This column originally appeared in The Student TV section, Tuesday 29th January 2013
Ever gone on Facebook to find you’ve been tagged in 107 hideously unflattering/incriminating photos from the night before, then spent a sweaty-palmed half hour de-tagging them in the vain hope that no one saw?
Shows like Channel 4’s What Happens in Kavos… are the televisual equivalent of being tagged in your most wincingly shameful states, except instead of a few hundred ‘friends’ seeing them it’s 1.6 million strangers, and instead of pictures of you with a triple-chin it’s footage of you with your pants round your ankles, vomiting into a wicker bin.
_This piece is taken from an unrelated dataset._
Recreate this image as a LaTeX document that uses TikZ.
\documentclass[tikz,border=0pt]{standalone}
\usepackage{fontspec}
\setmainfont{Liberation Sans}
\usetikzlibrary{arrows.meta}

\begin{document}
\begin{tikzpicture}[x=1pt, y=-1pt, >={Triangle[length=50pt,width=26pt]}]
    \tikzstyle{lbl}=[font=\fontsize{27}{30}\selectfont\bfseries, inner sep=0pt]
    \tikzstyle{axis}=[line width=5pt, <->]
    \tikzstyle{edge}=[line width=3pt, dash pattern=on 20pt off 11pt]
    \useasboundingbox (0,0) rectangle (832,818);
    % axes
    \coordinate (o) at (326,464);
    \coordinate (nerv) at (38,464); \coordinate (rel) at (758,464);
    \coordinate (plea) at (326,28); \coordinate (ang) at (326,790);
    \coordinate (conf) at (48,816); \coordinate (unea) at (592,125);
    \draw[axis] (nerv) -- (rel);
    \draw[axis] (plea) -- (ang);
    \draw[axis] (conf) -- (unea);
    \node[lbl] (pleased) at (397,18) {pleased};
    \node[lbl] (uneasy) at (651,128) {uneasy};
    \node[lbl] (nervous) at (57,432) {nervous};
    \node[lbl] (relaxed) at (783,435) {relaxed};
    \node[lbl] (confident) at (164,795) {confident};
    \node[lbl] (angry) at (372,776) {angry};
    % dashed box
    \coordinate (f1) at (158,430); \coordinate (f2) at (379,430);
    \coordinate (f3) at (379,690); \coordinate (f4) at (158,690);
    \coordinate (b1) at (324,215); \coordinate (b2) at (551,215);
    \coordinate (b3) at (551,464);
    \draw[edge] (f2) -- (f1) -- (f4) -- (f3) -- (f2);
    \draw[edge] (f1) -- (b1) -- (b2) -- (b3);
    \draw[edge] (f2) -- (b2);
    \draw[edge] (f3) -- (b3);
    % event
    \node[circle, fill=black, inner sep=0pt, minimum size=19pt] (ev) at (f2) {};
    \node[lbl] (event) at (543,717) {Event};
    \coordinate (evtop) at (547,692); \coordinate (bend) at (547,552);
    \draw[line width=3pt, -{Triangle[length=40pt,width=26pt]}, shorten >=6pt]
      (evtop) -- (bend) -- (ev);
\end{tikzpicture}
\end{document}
This week’s mesmerising car-crash featured scenes that would make Hieronymus Bosch throw down his paintbrush in despair: vast quantities of garishly coloured cheap cocktails served in huge plastic bowls; a mother-daughter combo on a sexy booze binge; lads drinking their own piss; totally indiscriminate sex; an epidemic of doggy-style dry-humping; horrific drunken injuries, and more misogynistic T-shirt slogans than you could shake a stick at
These shows (including ITV2’s particularly low-budget-tastic The Magaluf Weekender) look as if they cost about 50 quid to hash together. In a way, you can’t blame channels for commissioning them. In times of austerity, shows that cost peanuts must be tempting for TV execs balancing slashed budgets with the battle for ratings. But how many great shows never get funded in place of these cheap, take-away ‘documentaries’?
It all feels so…exploitative. This week’s Sun, Sex and Suspicious Parents (BBC3) featured teenager Jemma, daft as a brush with a voice like a high-pitched Lancashire Don Corleone, who was filmed jiggling her boobs about on a nightclub podium and simulating sex positions with a stranger during a boat party (all secretly witnessed by her parents: a shuddersome prospect).
Not admirable, no, but we’ve all done stupid things (and pressed delete on the photos that prove it), except Jemma doesn’t have the option to delete her testaments of shame. They now exist FOREVER, gawked at by people who will judge her, call her a slag and shake their heads at the screen in disgust.
True, a lot of the young Brits filmed here are not behaving well. The way some of the boys regard women had me flinging my copy of The Female Eunuch at the screen in despair. But it is surely the adults behind the cameras who are the worst offenders. Things are bleak for a lot of young Brits at the moment, and people do go crazy abroad. By stripping daft youngsters of their right to delete and de-tag their youthful craziness, the makers of these shows are doing them an injustice.
Shows like these should not be broadcast into our living-rooms each week… but we can’t seem to look away.